EXERCISE TASK ▸
Reproduce exactly, with no pictures, each line from the opening of the material down through the line containing "4, 5, 6, 7, 8];".
* Start INFORMATION PROVIDED *
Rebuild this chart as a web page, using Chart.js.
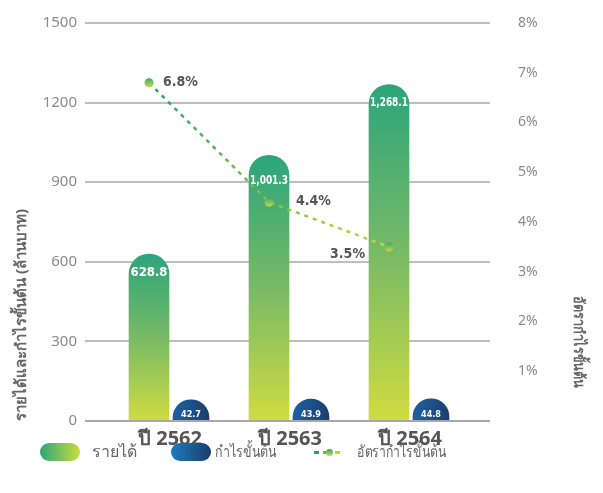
<!DOCTYPE html>
<html lang="th">
<head>
<meta charset="utf-8">
<title>รายได้และกำไรขั้นต้น</title>
<script src="https://cdn.jsdelivr.net/npm/chart.js@4.4.1/dist/chart.umd.min.js"></script>
<style>
  body { margin: 0; background: #fff; }
  #wrap { position: relative; width: 603px; height: 493px; font-family: 'Noto Sans', sans-serif; }
  #legend { position: absolute; left: 0; top: 442px; width: 603px; height: 20px; }
  .sw { position: absolute; top: 1px; width: 40px; height: 18px; border-radius: 9px; }
  .lbl { position: absolute; top: -1px; font-size: 16px; color: #666; line-height: 20px; white-space: nowrap; transform-origin: left center; }
  .dash { position: absolute; top: 9px; height: 3px; width: 5px; }
  .dot { position: absolute; top: 7px; width: 7px; height: 7px; border-radius: 50%; }
</style>
</head>
<body>
<div id="wrap">
  <canvas id="chart"></canvas>
  <div id="legend">
    <div class="sw" style="left:40px;background:linear-gradient(90deg,#2ea57a,#c9dc3e);"></div>
    <div class="lbl" style="left:92px;">รายได้</div>
    <div class="sw" style="left:171px;background:linear-gradient(90deg,#1b7cc0,#1b3c6c);"></div>
    <div class="lbl" style="left:215px;transform:scaleX(0.78);">กำไรขั้นต้น</div>
    <div class="dash" style="left:314px;background:#2e9e6a;"></div>
    <div class="dash" style="left:323px;background:#6cb64f;"></div>
    <div class="dot" style="left:326px;background:linear-gradient(#2ea57a,#c9dc3e);"></div>
    <div class="dash" style="left:335px;background:#b6d53a;"></div>
    <div class="lbl" style="left:357px;transform:scaleX(0.76);">อัตรากำไรขั้นต้น</div>
  </div>
</div>
<script>
// ข้อมูล
const categories = ['ปี 2562', 'ปี 2563', 'ปี 2564'];
const revenue = [628.8, 1001.3, 1268.1];
const grossProfit = [42.7, 43.9, 44.8];
const marginPct = [6.8, 4.4, 3.5];
const leftTicks = [0, 300, 600, 900, 1200, 1500];
const rightTicks = [0, 1, 2, 3, 4, 5, 6, 7, 8];

const FONT = "'Noto Sans', sans-serif";
const NARROW = "'Liberation Sans Narrow', 'DejaVu Sans Condensed', sans-serif";
// ตำแหน่งป้ายข้อความ (สไตล์)
const revLabelDy = [18, 25, 18];
const pctLabelPos = [{dx: 14, dy: 0, align: 'left'}, {dx: 27, dy: -1, align: 'left'}, {dx: -24, dy: 7, align: 'right'}];

function fmt(v) {
    return v.toLocaleString('en-US', {minimumFractionDigits: 1, maximumFractionDigits: 1});
}
function toPoints(arr) {
    return arr.map((v, i) => ({x: i, y: v}));
}

function revenueFill(c) {
    const chart = c.chart;
    if (!chart.chartArea) return '#6db86a';
    const y = chart.scales.y;
    const top = y.getPixelForValue(revenue[c.dataIndex]);
    const bottom = y.getPixelForValue(0);
    if (!isFinite(top) || !isFinite(bottom)) return '#6db86a';
    const g = chart.ctx.createLinearGradient(0, top, 0, bottom);
    g.addColorStop(0, '#2ca57b');
    g.addColorStop(0.5, '#78ba66');
    g.addColorStop(1, '#cfdc40');
    return g;
}

function profitFill(c) {
    const chart = c.chart;
    if (!chart.chartArea) return '#1d4e88';
    const cx = chart.scales.xp.getPixelForValue(c.dataIndex);
    if (!isFinite(cx)) return '#1d4e88';
    const g = chart.ctx.createLinearGradient(cx - 18, 0, cx + 18, 0);
    g.addColorStop(0, '#1c62a3');
    g.addColorStop(1, '#1c3f70');
    return g;
}

function lineStroke(c) {
    const chart = c.chart;
    const a = chart.chartArea;
    if (!a) return '#5fb35a';
    const g = chart.ctx.createLinearGradient(a.left + 39, 0, a.left + 279, 0);
    g.addColorStop(0, '#2e9f6b');
    g.addColorStop(0.5, '#86c148');
    g.addColorStop(1, '#c4da36');
    return g;
}

function pointFill(c) {
    const chart = c.chart;
    if (!chart.chartArea || c.dataIndex == null) return '#6db86a';
    const py = chart.scales.y1.getPixelForValue(marginPct[c.dataIndex]);
    if (!isFinite(py)) return '#6db86a';
    const g = chart.ctx.createLinearGradient(0, py - 5, 0, py + 5);
    g.addColorStop(0, '#2ea57a');
    g.addColorStop(1, '#d3dd3a');
    return g;
}

// เส้นกริดยาวเกินพื้นที่กราฟ + ป้ายตัวเลข
const gridPlugin = {
    id: 'gridPlugin',
    beforeDatasetsDraw(chart) {
        const {ctx, chartArea, scales} = chart;
        ctx.save();
        ctx.strokeStyle = '#a8a8a8';
        ctx.lineWidth = 1.5;
        scales.y.ticks.forEach(t => {
            if (t.value === 0) return;
            const y = Math.round(scales.y.getPixelForValue(t.value));
            ctx.beginPath();
            ctx.moveTo(chartArea.left - 25, y);
            ctx.lineTo(chartArea.right + 20, y);
            ctx.stroke();
        });
        ctx.restore();
    },
    afterDatasetsDraw(chart) {
        const {ctx, chartArea, scales} = chart;
        ctx.save();
        ctx.strokeStyle = '#a8a8a8';
        ctx.lineWidth = 2;
        const y = Math.round(scales.y.getPixelForValue(0));
        ctx.beginPath();
        ctx.moveTo(chartArea.left - 25, y);
        ctx.lineTo(chartArea.right + 20, y);
        ctx.stroke();

        ctx.textAlign = 'center';
        ctx.textBaseline = 'middle';
        ctx.fillStyle = '#fff';
        ctx.font = 'bold 13px ' + NARROW;
        chart.getDatasetMeta(0).data.forEach((bar, i) => {
            ctx.fillText(fmt(revenue[i]), bar.x, bar.y + revLabelDy[i], 38);
        });
        ctx.font = 'bold 9px ' + NARROW;
        chart.getDatasetMeta(1).data.forEach((bar, i) => {
            ctx.fillText(fmt(grossProfit[i]), bar.x, y - 6, 20);
        });
        ctx.fillStyle = '#555';
        ctx.font = 'bold 14px ' + NARROW;
        chart.getDatasetMeta(2).data.forEach((pt, i) => {
            const p = pctLabelPos[i];
            ctx.textAlign = p.align;
            ctx.fillText(marginPct[i] + '%', pt.x + p.dx, pt.y + p.dy);
        });

        // ชื่อแกนขวา
        ctx.translate(chart.width - 25, 342);
        ctx.rotate(Math.PI / 2);
        ctx.textAlign = 'center';
        ctx.fillStyle = '#666';
        ctx.font = 'bold 15px ' + FONT;
        ctx.scale(0.85, 1);
        ctx.fillText('อัตรากำไรขั้นต้น', 0, 0);
        ctx.restore();
    }
};

const ctx = document.getElementById('chart').getContext('2d');
new Chart(ctx, {
    type: 'bar',
    data: {
        labels: categories,
        datasets: [{
            type: 'bar',
            label: 'รายได้',
            data: toPoints(revenue),
            xAxisID: 'xr',
            yAxisID: 'y',
            backgroundColor: revenueFill,
            borderRadius: {topLeft: 20, topRight: 20, bottomLeft: 0, bottomRight: 0},
            borderSkipped: 'start',
            barThickness: 40,
            grouped: false,
            order: 2
        }, {
            type: 'bar',
            label: 'กำไรขั้นต้น',
            data: toPoints(grossProfit),
            xAxisID: 'xp',
            yAxisID: 'y2',
            backgroundColor: profitFill,
            borderRadius: 18,
            borderSkipped: false,
            base: -100,
            clip: 0,
            barThickness: 36,
            grouped: false,
            order: 2
        }, {
            type: 'line',
            label: 'อัตรากำไรขั้นต้น',
            data: toPoints(marginPct),
            xAxisID: 'xr',
            yAxisID: 'y1',
            borderColor: lineStroke,
            borderWidth: 2.5,
            borderDash: [4, 5],
            pointRadius: 4.5,
            pointBorderWidth: 0,
            pointBackgroundColor: pointFill,
            fill: false,
            order: 0
        }]
    },
    options: {
        responsive: true,
        maintainAspectRatio: false,
        animation: false,
        layout: {padding: {top: 23, left: 0, right: 0, bottom: 0}},
        plugins: {legend: {display: false}, tooltip: {enabled: false}},
        scales: {
            x: {
                type: 'category',
                offset: true,
                grid: {display: false, drawTicks: false},
                border: {display: false},
                ticks: {padding: 6, color: '#555', font: {family: FONT, size: 20, weight: 'bold'}},
                afterFit: s => { s.height = 72; }
            },
            // แกนซ่อนสำหรับตำแหน่งแท่งรายได้/เส้น และแท่งกำไร
            xr: {type: 'linear', display: false, offset: false, min: -0.325, max: 2.675},
            xp: {type: 'linear', display: false, offset: false, min: -0.675, max: 2.325},
            y: {
                position: 'left',
                min: leftTicks[0],
                max: leftTicks[leftTicks.length - 1],
                grid: {display: false, drawTicks: false},
                border: {display: false},
                ticks: {stepSize: leftTicks[1] - leftTicks[0], padding: 33, color: '#8a8a8a',
                        font: {family: FONT, size: 15}, callback: v => String(v)},
                title: {display: true, text: 'รายได้และกำไรขั้นต้น (ล้านบาท)', align: 'start', color: '#666',
                        padding: {top: 13, bottom: 0}, font: {family: FONT, size: 15, weight: 'bold'}},
                afterFit: s => { s.width = 110; s.paddingTop = 0; s.paddingBottom = 0; }
            },
            y2: {position: 'left', display: false, min: 0, max: 800},
            y1: {
                position: 'right',
                min: rightTicks[0],
                max: rightTicks[rightTicks.length - 1],
                grid: {display: false, drawTicks: false},
                border: {display: false},
                ticks: {stepSize: 1, padding: 48, color: '#8a8a8a', font: {family: FONT, size: 14},
                        callback: v => v === 0 ? '' : v + '%'},
                afterFit: s => { s.width = 133; s.paddingTop = 0; s.paddingBottom = 0; }
            }
        }
    },
    plugins: [gridPlugin]
});
</script>
</body>
</html>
* End INFORMATION PROVIDED *
REPLY ▸
Rebuild this chart as a web page, using Chart.js.
<!DOCTYPE html>
<html lang="th">
<head>
<meta charset="utf-8">
<title>รายได้และกำไรขั้นต้น</title>
<script src="https://cdn.jsdelivr.net/npm/chart.js@4.4.1/dist/chart.umd.min.js"></script>
<style>
  body { margin: 0; background: #fff; }
  #wrap { position: relative; width: 603px; height: 493px; font-family: 'Noto Sans', sans-serif; }
  #legend { position: absolute; left: 0; top: 442px; width: 603px; height: 20px; }
  .sw { position: absolute; top: 1px; width: 40px; height: 18px; border-radius: 9px; }
  .lbl { position: absolute; top: -1px; font-size: 16px; color: #666; line-height: 20px; white-space: nowrap; transform-origin: left center; }
  .dash { position: absolute; top: 9px; height: 3px; width: 5px; }
  .dot { position: absolute; top: 7px; width: 7px; height: 7px; border-radius: 50%; }
</style>
</head>
<body>
<div id="wrap">
  <canvas id="chart"></canvas>
  <div id="legend">
    <div class="sw" style="left:40px;background:linear-gradient(90deg,#2ea57a,#c9dc3e);"></div>
    <div class="lbl" style="left:92px;">รายได้</div>
    <div class="sw" style="left:171px;background:linear-gradient(90deg,#1b7cc0,#1b3c6c);"></div>
    <div class="lbl" style="left:215px;transform:scaleX(0.78);">กำไรขั้นต้น</div>
    <div class="dash" style="left:314px;background:#2e9e6a;"></div>
    <div class="dash" style="left:323px;background:#6cb64f;"></div>
    <div class="dot" style="left:326px;background:linear-gradient(#2ea57a,#c9dc3e);"></div>
    <div class="dash" style="left:335px;background:#b6d53a;"></div>
    <div class="lbl" style="left:357px;transform:scaleX(0.76);">อัตรากำไรขั้นต้น</div>
  </div>
</div>
<script>
// ข้อมูล
const categories = ['ปี 2562', 'ปี 2563', 'ปี 2564'];
const revenue = [628.8, 1001.3, 1268.1];
const grossProfit = [42.7, 43.9, 44.8];
const marginPct = [6.8, 4.4, 3.5];
const leftTicks = [0, 300, 600, 900, 1200, 1500];
const rightTicks = [0, 1, 2, 3, 4, 5, 6, 7, 8];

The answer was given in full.